▶ [DATA BLOCK]:
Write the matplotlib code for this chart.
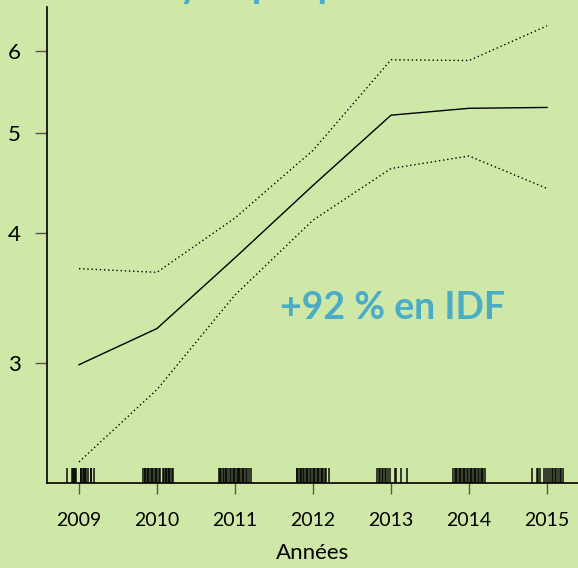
import numpy as np
import matplotlib
matplotlib.use("Agg")
import matplotlib.pyplot as plt
import matplotlib.ticker as mticker

# --- Données ---
annees = [2009, 2010, 2011, 2012, 2013, 2014, 2015]
moyenne = [2.99, 3.24, 3.79, 4.45, 5.20, 5.28, 5.29]
borne_haute = [3.70, 3.67, 4.14, 4.81, 5.88, 5.87, 6.34]
borne_basse = [2.41, 2.83, 3.49, 4.12, 4.62, 4.75, 4.42]

y_ticks = [3, 4, 5, 6]
annotation = "+92 % en IDF"
titre = "Prix moyen par pièce"

# --- Observations (rug), décalage dans l'année ---
rug_2009 = [-0.15, -0.09, -0.08, -0.06, -0.05, -0.04, 0.02, 0.03, 0.05, 0.06,
            0.08, 0.09, 0.12, 0.15, 0.16, 0.19]
rug_2010 = [-0.18, -0.16, -0.15, -0.13, -0.12, -0.10, -0.08, -0.07, -0.05, -0.03,
            -0.01, 0.0, 0.03, 0.04, 0.08, 0.09, 0.11, 0.12, 0.14, 0.15, 0.17, 0.19, 0.20]
rug_2011 = [-0.21, -0.19, -0.18, -0.16, -0.14, -0.12, -0.11, -0.09, -0.07, -0.05,
            -0.03, -0.01, 0.0, 0.02, 0.04, 0.05, 0.07, 0.09, 0.10, 0.12, 0.14,
            0.16, 0.18, 0.20]
rug_2012 = [-0.21, -0.20, -0.18, -0.16, -0.15, -0.13, -0.11, -0.09, -0.08, -0.06,
            -0.04, -0.02, 0.0, 0.01, 0.03, 0.05, 0.06, 0.08, 0.10, 0.12, 0.13,
            0.15, 0.17, 0.20]
rug_2013 = [-0.18, -0.16, -0.14, -0.11, -0.10, -0.08, -0.06, -0.04, -0.01, 0.05,
            0.07, 0.13, 0.21]
rug_2014 = [-0.20, -0.18, -0.17, -0.15, -0.13, -0.12, -0.10, -0.08, -0.06, -0.05,
            -0.03, -0.01, 0.01, 0.02, 0.04, 0.06, 0.08, 0.09, 0.11, 0.13, 0.15,
            0.17, 0.18, 0.20]
rug_2015 = [-0.19, -0.13, -0.11, -0.09, -0.04, -0.01, 0.01, 0.04, 0.06, 0.08,
            0.10, 0.12, 0.14, 0.16, 0.18, 0.20]
rugs = [rug_2009, rug_2010, rug_2011, rug_2012, rug_2013, rug_2014, rug_2015]

fond = "#cfe8a7"
bleu = "#4bacc6"
police = ["Lato", "DejaVu Sans"]

fig = plt.figure(figsize=(5.78, 5.68), dpi=100, facecolor=fond)
ax = fig.add_axes([0.0813, 0.1496, 1 - 0.0813, 0.9877 - 0.1496])
ax.set_facecolor(fond)

ax.set_yscale("log")
ax.set_xlim(2008.59, 2015.397)
ax.set_ylim(2.30, 6.61)

ax.plot(annees, moyenne, color="black", lw=1.0)
ax.plot(annees, borne_haute, color="black", lw=1.0, linestyle=(0, (1, 2)))
ax.plot(annees, borne_basse, color="black", lw=1.0, linestyle=(0, (1, 2)))

# rug
for an, decal in zip(annees, rugs):
    pos = [an + d for d in decal]
    ax.vlines(pos, 0, 0.0315, transform=ax.get_xaxis_transform(),
              color="black", lw=1.3, alpha=0.8)

for s in ["top", "right"]:
    ax.spines[s].set_visible(False)
for s in ["left", "bottom"]:
    ax.spines[s].set_color("black")
    ax.spines[s].set_linewidth(1.2)

ax.yaxis.set_major_locator(mticker.FixedLocator(y_ticks))
ax.yaxis.set_minor_locator(mticker.NullLocator())
ax.yaxis.set_major_formatter(mticker.FixedFormatter([str(v) for v in y_ticks]))
ax.set_xticks(annees)
ax.set_xticklabels([str(a) for a in annees])

ax.tick_params(axis="y", length=9, width=1, color="#555555", pad=10,
               labelsize=16)
ax.tick_params(axis="x", length=8, width=1, color="#555555", pad=13,
               labelsize=14)
for lab in ax.get_xticklabels() + ax.get_yticklabels():
    lab.set_family(police)

fig.text(313 / 578, 1 - 553 / 568, "Années", ha="center", va="center",
         fontsize=16, family=police)

ax.text(392.5 / 578, 1 - 308 / 568, annotation, transform=fig.transFigure,
        ha="center", va="center", color=bleu, fontsize=27,
        fontweight="bold", family=police)

fig.text(0.08, 1.004, titre, ha="left", va="baseline", color=bleu,
         fontsize=28, fontweight="bold", family=police)

fig.savefig("out.png", dpi=100, facecolor=fond)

▶ [YOUR GOAL]:
Take the listing and print it again exactly, but without any pictures.

▶ [TASK RESPONSE]:
Write the matplotlib code for this chart.
import numpy as np
import matplotlib
matplotlib.use("Agg")
import matplotlib.pyplot as plt
import matplotlib.ticker as mticker

# --- Données ---
annees = [2009, 2010, 2011, 2012, 2013, 2014, 2015]
moyenne = [2.99, 3.24, 3.79, 4.45, 5.20, 5.28, 5.29]
borne_haute = [3.70, 3.67, 4.14, 4.81, 5.88, 5.87, 6.34]
borne_basse = [2.41, 2.83, 3.49, 4.12, 4.62, 4.75, 4.42]

y_ticks = [3, 4, 5, 6]
annotation = "+92 % en IDF"
titre = "Prix moyen par pièce"

# --- Observations (rug), décalage dans l'année ---
rug_2009 = [-0.15, -0.09, -0.08, -0.06, -0.05, -0.04, 0.02, 0.03, 0.05, 0.06,
            0.08, 0.09, 0.12, 0.15, 0.16, 0.19]
rug_2010 = [-0.18, -0.16, -0.15, -0.13, -0.12, -0.10, -0.08, -0.07, -0.05, -0.03,
            -0.01, 0.0, 0.03, 0.04, 0.08, 0.09, 0.11, 0.12, 0.14, 0.15, 0.17, 0.19, 0.20]
rug_2011 = [-0.21, -0.19, -0.18, -0.16, -0.14, -0.12, -0.11, -0.09, -0.07, -0.05,
            -0.03, -0.01, 0.0, 0.02, 0.04, 0.05, 0.07, 0.09, 0.10, 0.12, 0.14,
            0.16, 0.18, 0.20]
rug_2012 = [-0.21, -0.20, -0.18, -0.16, -0.15, -0.13, -0.11, -0.09, -0.08, -0.06,
            -0.04, -0.02, 0.0, 0.01, 0.03, 0.05, 0.06, 0.08, 0.10, 0.12, 0.13,
            0.15, 0.17, 0.20]
rug_2013 = [-0.18, -0.16, -0.14, -0.11, -0.10, -0.08, -0.06, -0.04, -0.01, 0.05,
            0.07, 0.13, 0.21]
rug_2014 = [-0.20, -0.18, -0.17, -0.15, -0.13, -0.12, -0.10, -0.08, -0.06, -0.05,
            -0.03, -0.01, 0.01, 0.02, 0.04, 0.06, 0.08, 0.09, 0.11, 0.13, 0.15,
            0.17, 0.18, 0.20]
rug_2015 = [-0.19, -0.13, -0.11, -0.09, -0.04, -0.01, 0.01, 0.04, 0.06, 0.08,
            0.10, 0.12, 0.14, 0.16, 0.18, 0.20]
rugs = [rug_2009, rug_2010, rug_2011, rug_2012, rug_2013, rug_2014, rug_2015]

fond = "#cfe8a7"
bleu = "#4bacc6"
police = ["Lato", "DejaVu Sans"]

fig = plt.figure(figsize=(5.78, 5.68), dpi=100, facecolor=fond)
ax = fig.add_axes([0.0813, 0.1496, 1 - 0.0813, 0.9877 - 0.1496])
ax.set_facecolor(fond)

ax.set_yscale("log")
ax.set_xlim(2008.59, 2015.397)
ax.set_ylim(2.30, 6.61)

ax.plot(annees, moyenne, color="black", lw=1.0)
ax.plot(annees, borne_haute, color="black", lw=1.0, linestyle=(0, (1, 2)))
ax.plot(annees, borne_basse, color="black", lw=1.0, linestyle=(0, (1, 2)))

# rug
for an, decal in zip(annees, rugs):
    pos = [an + d for d in decal]
    ax.vlines(pos, 0, 0.0315, transform=ax.get_xaxis_transform(),
              color="black", lw=1.3, alpha=0.8)

for s in ["top", "right"]:
    ax.spines[s].set_visible(False)
for s in ["left", "bottom"]:
    ax.spines[s].set_color("black")
    ax.spines[s].set_linewidth(1.2)

ax.yaxis.set_major_locator(mticker.FixedLocator(y_ticks))
ax.yaxis.set_minor_locator(mticker.NullLocator())
ax.yaxis.set_major_formatter(mticker.FixedFormatter([str(v) for v in y_ticks]))
ax.set_xticks(annees)
ax.set_xticklabels([str(a) for a in annees])

ax.tick_params(axis="y", length=9, width=1, color="#555555", pad=10,
               labelsize=16)
ax.tick_params(axis="x", length=8, width=1, color="#555555", pad=13,
               labelsize=14)
for lab in ax.get_xticklabels() + ax.get_yticklabels():
    lab.set_family(police)

fig.text(313 / 578, 1 - 553 / 568, "Années", ha="center", va="center",
         fontsize=16, family=police)

ax.text(392.5 / 578, 1 - 308 / 568, annotation, transform=fig.transFigure,
        ha="center", va="center", color=bleu, fontsize=27,
        fontweight="bold", family=police)

fig.text(0.08, 1.004, titre, ha="left", va="baseline", color=bleu,
         fontsize=28, fontweight="bold", family=police)

fig.savefig("out.png", dpi=100, facecolor=fond)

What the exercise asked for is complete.